BiTMICRO Pushes SSD Capacity to 416 GB
September 11, 2007 | by Geoff Duncan
California's BiTMICRO has announced it has pushed the capacity of its 2.5-inch solid-state drives to a mammoth 416 GB - but they're for military and industrial clients.
It seems like just yesterday we were noting that systems were finally starting to ship with Samsung's 64 GB flash-based solid-state drives, a nifty alternative to traditional hard drive technology which uses less power and offers greater reliability…at the price (for now) of higher costs and lower storage capacities. However, that may be changing: at the Defence Systems & Equipment International Exhibition in London, California's BiTMICRO has announced it has crammed 416 GB of capacity into a ruggedized 2.5-inch ATA version of its E-Disk Altima line of solid state drives. The bad news is that there's no word on pricing, and—if the name of the expo weren't enough of a hint—the device is intended for military and industrial purposes, rather than end users. BiTMICRO says the 416 GB E-Disk Altima can sustain transfers of up to 100 MB per second with bursts up to 133 GB/sec. The unit has an operating range from -40°C to 85°C, making it suitable for use in human-hostile environments.

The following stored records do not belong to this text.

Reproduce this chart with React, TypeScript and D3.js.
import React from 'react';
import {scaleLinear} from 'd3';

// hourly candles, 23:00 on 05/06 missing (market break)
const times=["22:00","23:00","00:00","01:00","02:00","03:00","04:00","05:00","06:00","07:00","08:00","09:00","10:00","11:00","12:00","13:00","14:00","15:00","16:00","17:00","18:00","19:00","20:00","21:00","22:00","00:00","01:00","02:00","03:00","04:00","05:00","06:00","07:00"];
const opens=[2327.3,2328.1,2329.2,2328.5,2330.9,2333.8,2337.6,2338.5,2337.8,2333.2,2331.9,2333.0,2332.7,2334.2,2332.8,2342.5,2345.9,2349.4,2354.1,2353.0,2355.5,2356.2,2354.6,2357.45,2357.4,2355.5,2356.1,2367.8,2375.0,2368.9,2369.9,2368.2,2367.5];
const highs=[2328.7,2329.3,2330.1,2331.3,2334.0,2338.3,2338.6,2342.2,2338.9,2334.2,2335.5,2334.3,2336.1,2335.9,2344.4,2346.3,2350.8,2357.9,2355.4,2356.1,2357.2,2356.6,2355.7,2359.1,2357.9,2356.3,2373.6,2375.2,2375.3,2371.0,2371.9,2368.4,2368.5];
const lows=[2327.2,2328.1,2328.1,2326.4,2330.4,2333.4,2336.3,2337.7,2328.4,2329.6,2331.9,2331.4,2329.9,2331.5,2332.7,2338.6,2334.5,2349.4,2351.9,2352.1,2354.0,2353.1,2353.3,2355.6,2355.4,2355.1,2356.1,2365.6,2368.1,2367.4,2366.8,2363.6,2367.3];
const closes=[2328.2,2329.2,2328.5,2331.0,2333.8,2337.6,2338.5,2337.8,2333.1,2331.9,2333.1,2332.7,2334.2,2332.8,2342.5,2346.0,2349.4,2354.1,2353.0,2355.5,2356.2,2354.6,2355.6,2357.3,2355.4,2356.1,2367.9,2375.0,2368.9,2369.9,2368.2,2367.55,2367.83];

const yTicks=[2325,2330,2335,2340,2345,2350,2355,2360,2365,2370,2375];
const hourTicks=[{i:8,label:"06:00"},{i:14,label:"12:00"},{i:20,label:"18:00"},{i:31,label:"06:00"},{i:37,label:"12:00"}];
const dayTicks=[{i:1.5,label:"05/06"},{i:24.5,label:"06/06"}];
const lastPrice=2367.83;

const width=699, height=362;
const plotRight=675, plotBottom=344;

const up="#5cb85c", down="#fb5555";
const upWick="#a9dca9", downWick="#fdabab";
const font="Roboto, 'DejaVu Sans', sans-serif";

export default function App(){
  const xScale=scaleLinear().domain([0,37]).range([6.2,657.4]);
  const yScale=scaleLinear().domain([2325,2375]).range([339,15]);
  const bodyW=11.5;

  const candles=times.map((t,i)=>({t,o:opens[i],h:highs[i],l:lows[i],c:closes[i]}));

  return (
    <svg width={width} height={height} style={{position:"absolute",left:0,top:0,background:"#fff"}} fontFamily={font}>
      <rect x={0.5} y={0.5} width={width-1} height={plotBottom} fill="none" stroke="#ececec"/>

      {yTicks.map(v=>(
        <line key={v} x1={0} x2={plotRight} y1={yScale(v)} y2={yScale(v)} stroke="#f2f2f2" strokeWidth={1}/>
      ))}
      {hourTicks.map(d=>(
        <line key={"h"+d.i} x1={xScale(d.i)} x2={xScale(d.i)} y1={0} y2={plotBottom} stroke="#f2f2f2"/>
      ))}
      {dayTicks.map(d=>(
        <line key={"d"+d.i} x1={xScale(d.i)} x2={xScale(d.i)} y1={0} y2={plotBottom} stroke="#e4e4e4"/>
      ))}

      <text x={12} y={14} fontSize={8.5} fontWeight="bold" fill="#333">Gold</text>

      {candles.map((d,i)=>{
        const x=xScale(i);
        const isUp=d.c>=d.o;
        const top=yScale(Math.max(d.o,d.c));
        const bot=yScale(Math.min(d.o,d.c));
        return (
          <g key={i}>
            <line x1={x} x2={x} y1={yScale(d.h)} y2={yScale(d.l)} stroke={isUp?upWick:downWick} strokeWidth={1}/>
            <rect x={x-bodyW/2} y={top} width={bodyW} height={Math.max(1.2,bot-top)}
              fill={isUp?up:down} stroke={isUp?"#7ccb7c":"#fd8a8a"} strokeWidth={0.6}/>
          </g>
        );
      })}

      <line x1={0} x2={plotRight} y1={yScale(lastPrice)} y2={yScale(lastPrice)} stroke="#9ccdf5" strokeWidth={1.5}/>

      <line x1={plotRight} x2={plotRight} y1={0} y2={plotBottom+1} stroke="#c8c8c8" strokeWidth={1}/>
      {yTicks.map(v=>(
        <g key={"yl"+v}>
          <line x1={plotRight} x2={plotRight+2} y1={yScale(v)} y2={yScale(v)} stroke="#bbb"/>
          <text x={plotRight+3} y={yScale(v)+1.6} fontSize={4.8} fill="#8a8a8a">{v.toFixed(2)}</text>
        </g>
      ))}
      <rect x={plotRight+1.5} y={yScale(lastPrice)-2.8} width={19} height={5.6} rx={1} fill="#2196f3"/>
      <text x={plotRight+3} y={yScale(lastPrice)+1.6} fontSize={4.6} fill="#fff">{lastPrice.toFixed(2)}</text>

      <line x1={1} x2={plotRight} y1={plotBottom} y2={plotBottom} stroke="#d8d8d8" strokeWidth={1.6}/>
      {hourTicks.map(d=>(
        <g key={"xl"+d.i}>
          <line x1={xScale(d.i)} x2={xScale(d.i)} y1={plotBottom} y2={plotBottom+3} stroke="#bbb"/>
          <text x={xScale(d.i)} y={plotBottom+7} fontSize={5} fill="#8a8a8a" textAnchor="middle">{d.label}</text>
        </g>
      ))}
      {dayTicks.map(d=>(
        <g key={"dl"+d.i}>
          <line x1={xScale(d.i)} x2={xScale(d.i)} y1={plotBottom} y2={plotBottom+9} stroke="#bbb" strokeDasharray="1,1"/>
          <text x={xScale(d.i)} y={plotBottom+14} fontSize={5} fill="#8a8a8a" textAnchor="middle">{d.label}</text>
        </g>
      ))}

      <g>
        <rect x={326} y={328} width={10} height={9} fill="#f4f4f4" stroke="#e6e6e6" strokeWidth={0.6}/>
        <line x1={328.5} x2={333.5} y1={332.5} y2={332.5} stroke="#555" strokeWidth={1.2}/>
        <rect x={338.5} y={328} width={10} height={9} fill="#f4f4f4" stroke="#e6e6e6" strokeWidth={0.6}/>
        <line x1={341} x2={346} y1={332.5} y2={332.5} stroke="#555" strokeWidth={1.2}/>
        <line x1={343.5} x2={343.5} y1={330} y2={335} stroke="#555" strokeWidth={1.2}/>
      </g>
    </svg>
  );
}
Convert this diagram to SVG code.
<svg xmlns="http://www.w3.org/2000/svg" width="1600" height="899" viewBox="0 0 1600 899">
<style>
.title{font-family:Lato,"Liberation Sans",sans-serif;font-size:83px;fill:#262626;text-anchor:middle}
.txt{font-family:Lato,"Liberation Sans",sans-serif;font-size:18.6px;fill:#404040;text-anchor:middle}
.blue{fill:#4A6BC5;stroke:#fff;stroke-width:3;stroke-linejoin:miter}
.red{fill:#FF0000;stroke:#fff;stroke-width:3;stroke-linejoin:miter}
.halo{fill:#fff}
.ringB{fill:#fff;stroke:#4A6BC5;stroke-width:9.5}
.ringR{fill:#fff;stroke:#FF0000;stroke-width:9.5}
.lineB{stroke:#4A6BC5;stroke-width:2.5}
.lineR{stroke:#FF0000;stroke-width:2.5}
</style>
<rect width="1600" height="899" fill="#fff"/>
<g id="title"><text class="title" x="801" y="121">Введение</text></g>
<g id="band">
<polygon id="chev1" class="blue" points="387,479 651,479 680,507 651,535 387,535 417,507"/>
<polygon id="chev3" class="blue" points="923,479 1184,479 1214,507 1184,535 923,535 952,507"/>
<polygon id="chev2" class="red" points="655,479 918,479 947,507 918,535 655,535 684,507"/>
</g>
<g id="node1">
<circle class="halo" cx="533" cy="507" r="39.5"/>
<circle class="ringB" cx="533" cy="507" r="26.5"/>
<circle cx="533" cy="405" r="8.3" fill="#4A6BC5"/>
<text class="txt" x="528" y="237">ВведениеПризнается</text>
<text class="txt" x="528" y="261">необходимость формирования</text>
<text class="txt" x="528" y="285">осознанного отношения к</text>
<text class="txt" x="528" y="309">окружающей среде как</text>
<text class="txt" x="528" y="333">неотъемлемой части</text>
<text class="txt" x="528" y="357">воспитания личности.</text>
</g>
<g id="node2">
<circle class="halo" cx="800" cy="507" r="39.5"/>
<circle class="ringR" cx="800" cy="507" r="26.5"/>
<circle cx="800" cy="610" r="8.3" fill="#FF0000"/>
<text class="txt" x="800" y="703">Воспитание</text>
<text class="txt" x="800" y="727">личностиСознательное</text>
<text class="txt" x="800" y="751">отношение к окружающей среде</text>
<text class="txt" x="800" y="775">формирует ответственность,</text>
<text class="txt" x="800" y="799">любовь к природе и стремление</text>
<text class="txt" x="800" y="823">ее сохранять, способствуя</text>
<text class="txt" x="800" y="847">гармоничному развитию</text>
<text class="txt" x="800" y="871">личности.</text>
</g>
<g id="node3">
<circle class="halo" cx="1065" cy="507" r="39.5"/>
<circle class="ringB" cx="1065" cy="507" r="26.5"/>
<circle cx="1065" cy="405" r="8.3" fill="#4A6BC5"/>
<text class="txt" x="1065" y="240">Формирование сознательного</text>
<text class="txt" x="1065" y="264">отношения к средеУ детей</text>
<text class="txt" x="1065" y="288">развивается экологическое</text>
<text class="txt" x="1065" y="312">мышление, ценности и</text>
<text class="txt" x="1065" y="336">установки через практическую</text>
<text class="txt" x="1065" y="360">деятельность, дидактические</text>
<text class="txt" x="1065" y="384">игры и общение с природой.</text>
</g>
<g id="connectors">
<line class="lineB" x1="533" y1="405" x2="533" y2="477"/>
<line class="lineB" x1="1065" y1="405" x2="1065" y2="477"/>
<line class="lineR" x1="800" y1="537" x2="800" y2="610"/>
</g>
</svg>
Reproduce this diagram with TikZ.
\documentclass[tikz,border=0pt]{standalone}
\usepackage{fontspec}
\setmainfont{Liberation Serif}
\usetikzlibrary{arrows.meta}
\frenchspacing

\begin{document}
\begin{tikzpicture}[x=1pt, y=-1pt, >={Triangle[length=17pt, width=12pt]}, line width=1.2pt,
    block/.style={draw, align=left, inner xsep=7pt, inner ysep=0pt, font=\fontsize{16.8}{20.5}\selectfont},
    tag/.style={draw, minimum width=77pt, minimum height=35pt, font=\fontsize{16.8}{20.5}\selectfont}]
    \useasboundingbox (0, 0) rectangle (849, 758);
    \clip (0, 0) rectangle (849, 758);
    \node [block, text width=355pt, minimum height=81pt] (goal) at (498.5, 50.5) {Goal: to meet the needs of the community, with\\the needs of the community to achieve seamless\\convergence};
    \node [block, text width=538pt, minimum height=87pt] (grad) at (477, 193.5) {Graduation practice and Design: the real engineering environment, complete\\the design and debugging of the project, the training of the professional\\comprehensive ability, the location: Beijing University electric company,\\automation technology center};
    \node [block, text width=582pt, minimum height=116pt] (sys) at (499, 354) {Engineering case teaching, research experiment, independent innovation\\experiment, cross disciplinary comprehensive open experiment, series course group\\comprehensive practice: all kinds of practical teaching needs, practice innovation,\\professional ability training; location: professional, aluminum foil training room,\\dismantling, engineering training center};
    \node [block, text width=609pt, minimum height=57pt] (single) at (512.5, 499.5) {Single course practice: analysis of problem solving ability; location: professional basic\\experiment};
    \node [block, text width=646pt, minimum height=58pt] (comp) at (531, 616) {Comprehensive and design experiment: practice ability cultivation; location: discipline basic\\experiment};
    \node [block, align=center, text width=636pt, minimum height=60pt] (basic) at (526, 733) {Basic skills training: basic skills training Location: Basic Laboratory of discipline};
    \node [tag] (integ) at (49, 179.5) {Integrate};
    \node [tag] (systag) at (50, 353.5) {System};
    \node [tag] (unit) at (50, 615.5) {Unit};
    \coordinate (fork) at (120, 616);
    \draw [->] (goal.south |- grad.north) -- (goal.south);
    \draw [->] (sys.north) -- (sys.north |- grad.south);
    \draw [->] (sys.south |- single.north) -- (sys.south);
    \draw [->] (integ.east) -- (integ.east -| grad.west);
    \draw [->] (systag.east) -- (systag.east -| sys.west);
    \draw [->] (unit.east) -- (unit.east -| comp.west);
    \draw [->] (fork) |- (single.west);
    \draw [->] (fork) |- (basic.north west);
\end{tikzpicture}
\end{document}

The drive supports PIO 0-4, DMA 0-2, and UDMA 0-6 transfer modes, and offers an ATA/ATAPI-7 PATA interface. "For storage users in the military and industrial markets, high disk capacities equate to longer hours, even days, of non-stop operation. Just like enterprise users, these markets desire continually increasing drive capacities to meet exponential growth in their storage requirements," said Rudy Bruce, BiTMICRO's executive VP for marketing and sales, in a statement. "The launch of the E-Disk Altima series of cutting-edge solid state flash drives will usher in a new computing era, where solid state mass storage will combine with multi-core processors to deliver unprecedented levels of performance required by next-generation operating systems and applications." BiTMICRO expects to begin production on the drives in the first quarter of 2008, with the first units shipping in March 2008.